On his first non-soundtrack album since 2013s Pangea Ultima, Steve Moore goes deep. Beloved Exile is the musician’s most accomplished and engaging work yet, working with Tunisian singer/songwriter Emel Mathlouthi, harpist Mary Lattimore, and veteran percussionist Jeff Gretz. Along with the acerbic wit of Mountain Goats’ John Darnielle coming up with the album and song titles, Beloved Exile feels like Moore has come full circle, writing and recording his best record yet.

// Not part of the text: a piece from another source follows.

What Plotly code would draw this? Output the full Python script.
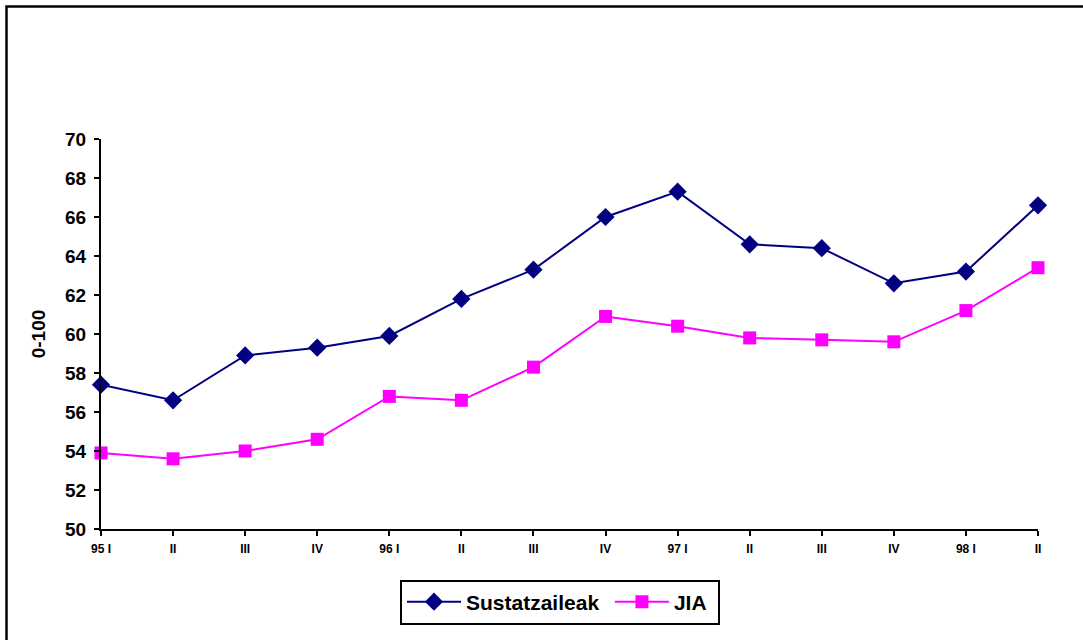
import plotly.graph_objects as go

quarters = ["95 I", "II", "III", "IV", "96 I", "II", "III", "IV",
            "97 I", "II", "III", "IV", "98 I", "II"]
sustatzaileak = [57.4, 56.6, 58.9, 59.3, 59.9, 61.8, 63.3, 66.0,
                 67.3, 64.6, 64.4, 62.6, 63.2, 66.6]
jia = [53.9, 53.6, 54.0, 54.6, 56.8, 56.6, 58.3, 60.9,
       60.4, 59.8, 59.7, 59.6, 61.2, 63.4]
y_ticks = [50, 52, 54, 56, 58, 60, 62, 64, 66, 68, 70]

x_pos = list(range(len(quarters)))
font_family = "Liberation Sans, Arial, sans-serif"


def bold(s):
    return f"<b>{s}</b>"


fig = go.Figure()
fig.add_trace(go.Scatter(
    x=x_pos, y=sustatzaileak, name=bold("Sustatzaileak") + "\u00a0", mode="lines+markers",
    line=dict(color="#000080", width=2),
    marker=dict(symbol="diamond", size=14, color="#000080"),
    cliponaxis=False,
))
fig.add_trace(go.Scatter(
    x=x_pos, y=jia, name=bold("JIA") + "\u00a0", mode="lines+markers",
    line=dict(color="#FF00FF", width=2),
    marker=dict(symbol="square", size=13, color="#FF00FF"),
    cliponaxis=False,
))

W, H = 1083, 640
ml, mr, mt, mb = 101, 45, 139, 111
pw, ph = W - ml - mr, H - mt - mb

# outer frame (open on right and bottom edges of the page)
fx0 = (6.5 - ml) / pw
fy1 = (H - mb - 6.5) / ph
fig.add_shape(type="rect", xref="paper", yref="paper",
              x0=fx0, x1=1.2, y0=-0.5, y1=fy1,
              line=dict(color="black", width=2.5), layer="below")

fig.update_layout(
    width=W, height=H,
    margin=dict(l=ml, r=mr, t=mt, b=mb),
    paper_bgcolor="white", plot_bgcolor="white",
    font=dict(family=font_family, color="black"),
    showlegend=True,
    legend=dict(
        orientation="h", x=(400 - ml) / pw, xanchor="left",
        y=-(602 - (H - mb)) / ph, yanchor="middle",
        bordercolor="black", borderwidth=2,
        font=dict(size=21, family=font_family),
        itemwidth=54, tracegroupgap=0,
    ),
    xaxis=dict(
        range=[0, len(quarters) - 1],
        tickvals=x_pos, ticktext=[bold(q) for q in quarters],
        tickfont=dict(size=12),
        showgrid=False, zeroline=False,
        showline=True, linecolor="black", linewidth=2,
        ticks="outside", ticklen=5, tickwidth=2, tickcolor="black",
        ticklabelstandoff=3,
    ),
    yaxis=dict(
        range=[50, 70], tickvals=y_ticks,
        ticktext=[bold(v) for v in y_ticks],
        tickfont=dict(size=19),
        title=dict(text=bold("0-100"), font=dict(size=19), standoff=14),
        showgrid=False, zeroline=False,
        showline=True, linecolor="black", linewidth=2,
        ticks="outside", ticklen=5, tickwidth=2, tickcolor="black",
        ticklabelstandoff=4,
    ),
)

fig.write_html("out.html")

Up to this point, Moore’s sound has been entrenched in the world of the synth. Whether he was working with AE Paterra in Zombi or building soundscapes for filmmakers, Steve Moore’s sound was always very much his own and very much built from circuital beasts in the synth realm. But with Beloved Exile, Moore trades the synthetic for the organic. The sound here is grounded and of the earth, as opposed to orbiting with deep space glee. With this collaborative effort, Steve Moore has re-written his sonic rules and has made a record that feels tangible; a five-track album you can see, hear, and feel.

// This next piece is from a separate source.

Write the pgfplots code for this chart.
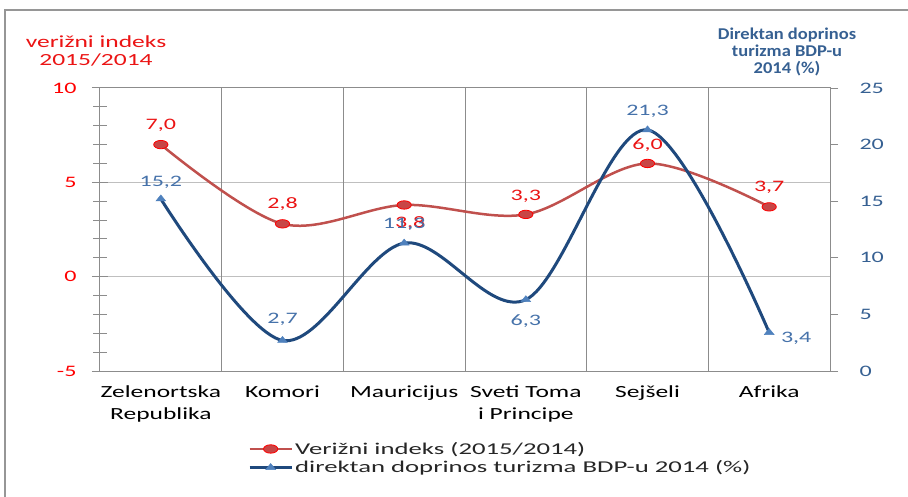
\documentclass[border=0pt]{standalone}
\usepackage{pgfplots}
\pgfplotsset{compat=1.18}
\usepackage{fontspec}
\setmainfont{Carlito}[FakeStretch=1.5]
\newfontfamily\legfont{Carlito}[FakeStretch=1.62]
\newfontfamily\rtitlefont{Carlito}[FakeStretch=1.12]
\definecolor{redline}{RGB}{192,80,77}
\definecolor{redmark}{RGB}{200,70,70}
\definecolor{redtext}{RGB}{235,20,20}
\definecolor{blueline}{RGB}{31,73,125}
\definecolor{bluemark}{RGB}{79,129,189}
\definecolor{bluetext}{RGB}{54,96,146}
\definecolor{bluelabel}{RGB}{70,114,170}
\definecolor{gridgray}{RGB}{191,191,191}
\definecolor{axgray}{RGB}{140,140,140}
\definecolor{framegray}{RGB}{150,150,150}
\newcommand\fs[2]{\fontsize{#1bp}{#2bp}\selectfont}
\begin{document}
\begin{tikzpicture}
\begin{axis}[
  at={(0bp,0bp)}, anchor=south west, scale only axis,
  width=730bp, height=283bp,
  xmin=-0.5, xmax=5.5, ymin=-5, ymax=10,
  axis line style={axgray, line width=1bp},
  ytick={-5,0,5,10}, minor y tick num=4, ytick pos=left,
  tick align=center, major tick length=16bp, minor tick length=13bp,
  tick style={axgray, line width=1bp},
  ymajorgrids, major grid style={gridgray, line width=1bp},
  xtick={0,...,5}, xtick pos=bottom,
  xticklabels={{Zelenortska\\Republika},Komori,Mauricijus,{Sveti Toma\\i Principe},Sejšeli,Afrika},
  x tick style={draw=none},
  extra x ticks={0.5,1.5,2.5,3.5,4.5},
  extra x tick labels={},
  extra x tick style={xmajorgrids=true, major grid style={axgray, line width=1bp}, tick style={draw=none}},
  /pgf/number format/assume math mode=true,
  yticklabel style={text=red, font=\fs{16}{19}, anchor=east, xshift=-12bp},
  xticklabel style={font=\fs{17}{22}, align=center, text=black, yshift=-3bp},
  clip=false,
]
\addplot[redline, line width=2.5bp, smooth, tension=0.55,
  mark=*, mark size=4.2bp, mark options={fill=redmark, draw=red, xscale=1.7, line width=0.8bp},
  nodes near coords, point meta=explicit symbolic,
  visualization depends on={\thisrow{dx}\as\dx},
  visualization depends on={\thisrow{dy}\as\dy},
  every node near coord/.append style={anchor=center, xshift=\dx bp, yshift=\dy bp, text=redtext, font=\fs{16}{19}, inner sep=0pt}]
  table[meta=lbl] {
x y lbl dx dy
0 7.0 7,0 0 19
1 2.8 2,8 0 20
2 3.8 3,8 6 -18
3 3.3 3,3 0 18
4 6.0 6,0 0 18
5 3.7 3,7 0 20
};
\end{axis}

\begin{axis}[
  at={(0bp,0bp)}, anchor=south west, scale only axis,
  width=730bp, height=283bp,
  xmin=-0.5, xmax=5.5, ymin=0, ymax=25,
  axis x line=none, axis y line*=right,
  axis line style={axgray, line width=1bp},
  ytick={0,5,...,25},
  tick align=outside, major tick length=8bp,
  tick style={axgray, line width=1bp},
  /pgf/number format/assume math mode=true,
  yticklabel style={text=bluetext, font=\fs{16}{19}, anchor=west, xshift=18bp},
  clip=false,
  legend style={draw=none, fill=none, at={(axis description cs:0.2027,-0.2438)}, anchor=north west,
     font=\legfont\fs{16.5}{19}, text=black!85, row sep=1bp, inner sep=0pt},
  legend cell align=left,
  legend image code/.code={\draw[mark repeat=2,mark phase=2,#1] plot coordinates {(0bp,0bp) (21bp,0bp) (42bp,0bp)};},
]
\addlegendimage{redline, line width=2.5bp, mark=*, mark size=4.2bp, mark options={fill=redmark, draw=red, xscale=1.7, line width=0.8bp}}
\addlegendentry{Verižni indeks (2015/2014)}
\addplot[blueline, line width=3bp, smooth, tension=0.55,
  mark=triangle*, mark size=4bp, mark options={fill=bluemark, draw=bluemark, xscale=1.4, line width=0.5bp},
  nodes near coords, point meta=explicit symbolic,
  visualization depends on={\thisrow{dx}\as\dx},
  visualization depends on={\thisrow{dy}\as\dy},
  every node near coord/.append style={anchor=center, xshift=\dx bp, yshift=\dy bp, text=bluelabel, font=\fs{16}{19}, inner sep=0pt}]
  table[meta=lbl] {
x y lbl dx dy
0 15.2 15,2 0 17
1 2.7 2,7 0 21
2 11.3 11,3 0 19
3 6.3 6,3 0 -21
4 21.3 21,3 0 19
5 3.4 3,4 27 -6
};
\addlegendentry{direktan doprinos turizma BDP-u 2014 (\%)}
\end{axis}
% frame and titles (origin = plot area lower-left corner)
\draw[line width=2.5bp, framegray] (-95bp,-126bp) -- (-95bp,361bp) -- (808bp,361bp);
\node[align=center, text=redtext, font=\fs{17}{18}, inner sep=0pt] at (-4bp,320bp) {verižni indeks\\2015/2014};
\node[align=center, text=bluetext, font=\rtitlefont\fs{16.5}{17}\bfseries, inner sep=0pt] at (687bp,319bp) {Direktan doprinos\\turizma BDP-u\\2014 (\%)};
\pgfresetboundingbox
\path[use as bounding box] (-100bp,-126bp) rectangle (808bp,371bp);
\end{tikzpicture}
\end{document}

We’re greeted at the door by “Your Sentries will be Met with Force”, an almost mystical piece that has Moore’s subtle synth touches accentuated by Emel Mathlouthi’s exquisite vocal complexities. It’s the beautiful coming together of Moore’s sonic trademarks and almost new age sensibilities. It’s an exotic and captivating opening. “In the Shelter of the Dunes” does bring to mind Moore’s film work, in-particular his work on Jonas Govaerts’ Cub. Subtle bits of percussion, Lattimore’s dream-like harp, and swaths of Moore’s synth gives the song a mystical bend. Title track “Beloved Exile” has a jauntier rhythm, giving it an almost Peter Gabriel feel. I also get some Disasterpeace vibes here. Steve Moore could get into the video game scoring racket and do quite well I think.
The dark and mysterious “Throne Lane” drones beautifully into the final track, the epic “My Time Among the Snake Lords”. Of everything on Beloved Exile, this final 15-minutes feels the most Steve Moore of all the tracks. Hazy synths float along beautifully, engulfing you until they consume you. As the song moves along it picks up sonic pieces here and there, building percussion, bigger synths, and melodies forming till the song reaches its end. It has elements of 80s Tangerine Dream as well as classic John Harrison scores. It’s truly an epic finish.
Steve Moore has outdone himself with Beloved Exile. A truly awe-inspiring turn, his collaborative spirit here has served him well, and his more organic approach to his sonic world has made for one of the most engaging electronic records of the year.